Retail and wholesale inflation recorded a decline in October, government data released on Monday said.
Retail inflation based on Consumer Price Index (CPI) dropped to three-month low of 6.77 per cent in October against 7.41 per cent in September. Wholesale inflation based on Wholesale Price Index (WPI) came down to 19-month low of 8.39 per cent in October against 10.7 per cent in September. Still, experts expect the Monetary Policy Committee (MPC) to go for another policy interest rate hike in December which will mean interest rates on loans will go up further. This is the 10th month in a row that retail inflation is above the psychological level of 6 per cent.
Food inflation down
The Finance Ministry said the significant decline in retail inflation is mainly due to a decrease in food price inflation. Consumer Food Price Inflation moderated significantly in Octobe to 7.01 per cent, which is lower than 8.6 per cent recorded in September. The decline in prices of vegetables, fruits, pulses, oils and fats contributed significantly to the reduction in containing food price inflation.
“The Government has taken trade-related measures on wheat and rice to keep domestic supplies steady and curb the rise in prices. The impact of these measures is expected to be felt more significantly in the coming months,” the Ministry said in a series of tweets.
Rajni Sinha, Chief Economist with Care Ratings, said the moderation in headline is primarily led by a strong base. Going forward, with the base effect kicking in, “we can expect the inflation numbers to moderate gradually. The easing of global commodity prices and domestic WPI inflation is also supportive of moderation in CPI inflation. However, producers may not fully pass on the benefits of easing commodity prices to the final consumers in the near-term. We expect RBI to be less hawkish in its upcoming December policy meet and go for a 35-bps rate hike,” she said.
Aditi Nayar, Chief Economist with ICRA, felt that the near-term inflation outlook is clouded by a few risks such as the recent sequential rise in prices of global commodities, supply disruptions for perishables owing to excess rains, and a robust demand for services. Nevertheless, a high base is expected to aid in further softening the YoY CPI inflation to 6 per cent in November.

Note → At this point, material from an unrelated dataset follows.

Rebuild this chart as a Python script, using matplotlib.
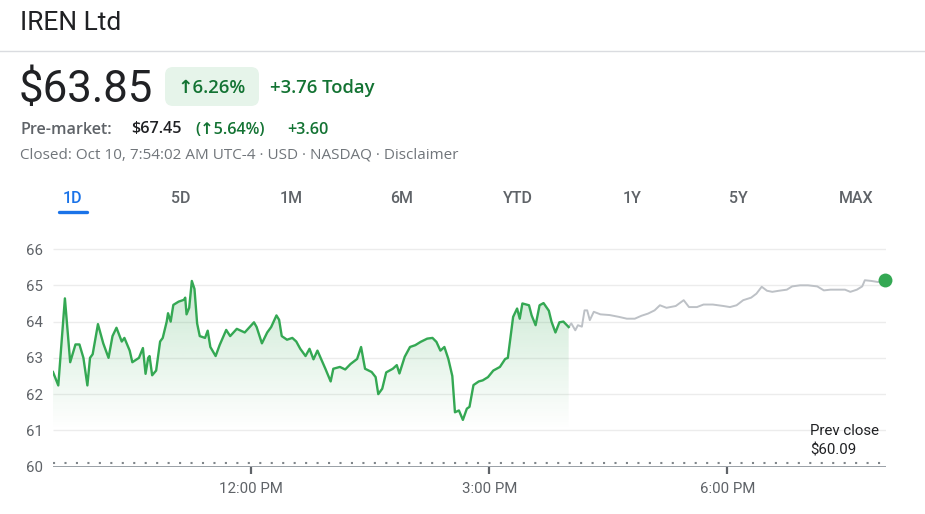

“With the CPI inflation remaining solidly above the MPC’s 6 per cent tolerance level in October, we believe that another rate hike is certain in the December policy. However, its size is likely to be tempered to 35 bps, from the 50 bps seen in the last three reviews, given the moderation in CPI inflation in Oct 2022 and the expectations of a further dip in November,” she said.
Wholesale inflation
Giving reason about fall in wholesale inflation, the government said the decline is primarily contributed by fall in the price of mineral oils, basic metals, fabricated metal products, except machinery and equipment; textiles; other non-metallic mineral products, minerals, etc.
Sunil Kumar Sinha, Principal Economist with India Ratings & Research (Ind-Ra), said due to the onset of winter, the inflationary pressure on fruits and vegetables is expected to ease further in the coming months provided there are no weather shocks. The worrying trend in case of food inflation continues in case of cereals which remained in double digit for the third consecutive month in October.